48 Crab and Roasted Pepper Cheesecake March 2018

Crab and Roasted Pepper Cheesecake


4 ounces grated Fontina cheese,

4 ounces grated Parmesan cheese

8 ounces roasted, seeded, and chopped red peppers,

1/4 cup heavy cream,

1/4 cup flour,

2 pounds cream cheese,

3 whole eggs, 3 egg yolks,

2 Tablespoons Dijon Mustard

2 tablespoons minced chives,

1 pound flaked red or blue crab


Beat the cream cheese in a mixer until smooth. Add the heavy cream, whole eggs, and egg yolks. Add the mustard and mix well. Add the cream and the flour and blend well. Fold in the crab, the peppers, and the remaining cheeses except 1 ounce of the parmesan.  Butter a 10 inch spring form pan and sprinkle in the remaining parmesan making sure to distribute the cheese well.
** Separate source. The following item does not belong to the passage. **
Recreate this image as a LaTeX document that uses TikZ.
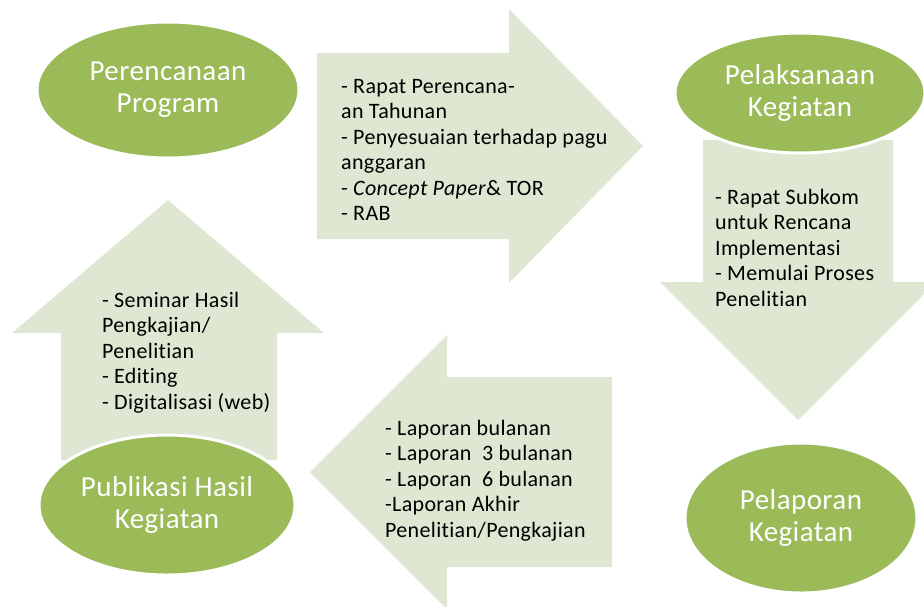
\documentclass[tikz,border=0pt]{standalone}
\usepackage{fontspec}
\setmainfont[LetterSpace=1.5,Ligatures=NoCommon]{Carlito}
\usetikzlibrary{shapes.geometric}
\definecolor{leaf}{RGB}{155,187,89}
\definecolor{pale}{RGB}{222,231,209}

\begin{document}
\begin{tikzpicture}[x=1pt,y=-1pt,
  flow/.style={fill=pale, draw=none},
  stage/.style={ellipse, fill=leaf, draw=white, line width=3pt, text=white,
    font=\fontsize{29}{32}\selectfont, align=center, inner sep=0pt},
  note/.style={anchor=north west, align=left, inner sep=0pt, text=black,
    font=\fontsize{22}{25.5}\selectfont}]
\useasboundingbox (0,0) rectangle (924,606);

% block arrows of the cycle
\fill[flow] (317,53) -- (509,53) -- (509,9) -- (643,146) -- (509,283) -- (509,239) -- (317,239) -- cycle;
\fill[flow] (703,140) -- (893,140) -- (893,282) -- (936,282) -- (798,420) -- (660,282) -- (703,282) -- cycle;
\fill[flow] (612,377) -- (447,377) -- (447,335) -- (310,472) -- (447,609) -- (447,567) -- (612,567) -- cycle;
\fill[flow] (61,460) -- (61,333) -- (12,333) -- (168,200) -- (324,333) -- (277,333) -- (277,460) -- cycle;

% activities carried by each arrow
\node[note] (tplan) at (341,79) {- Rapat Perencana-\\an Tahunan\\- Penyesuaian terhadap pagu\\anggaran\\- \textit{Concept Paper}\& TOR\\- RAB};
\node[note] (texec) at (715,189) {- Rapat Subkom\\untuk Rencana\\Implementasi\\- Memulai Proses\\Penelitian};
\node[note] (treport) at (385,420) {- Laporan bulanan\\- Laporan\ \ 3 bulanan\\- Laporan\ \ 6 bulanan\\-Laporan Akhir\\Penelitian/Pengkajian};
\node[note] (tpub) at (102,292) {- Seminar Hasil\\Pengkajian/\\Penelitian\\- Editing\\- Digitalisasi (web)};

% stages
\node[stage, minimum width=262pt, minimum height=136pt] (plan) at (168,90) {Perencanaan\\Program};
\node[stage, minimum width=250pt, minimum height=120pt] (exec) at (800,93) {Pelaksanaan\\Kegiatan};
\node[stage, minimum width=232pt, minimum height=150pt] (report) at (801,518) {Pelaporan\\Kegiatan};
\node[stage, minimum width=256pt, minimum height=140pt] (pub) at (167,505) {Publikasi Hasil\\Kegiatan};
\end{tikzpicture}
\end{document}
Fill the pan with the cream cheese/crab mixture and bake in a water-bath at 240 degrees F. for 1 hour and 40 minutes. Turn the oven off and let the cheesecake sit in the water in the oven for about 40 minutes. Remove the pan from the water and refrigerate the cake for at least 3 hours before slicing for service.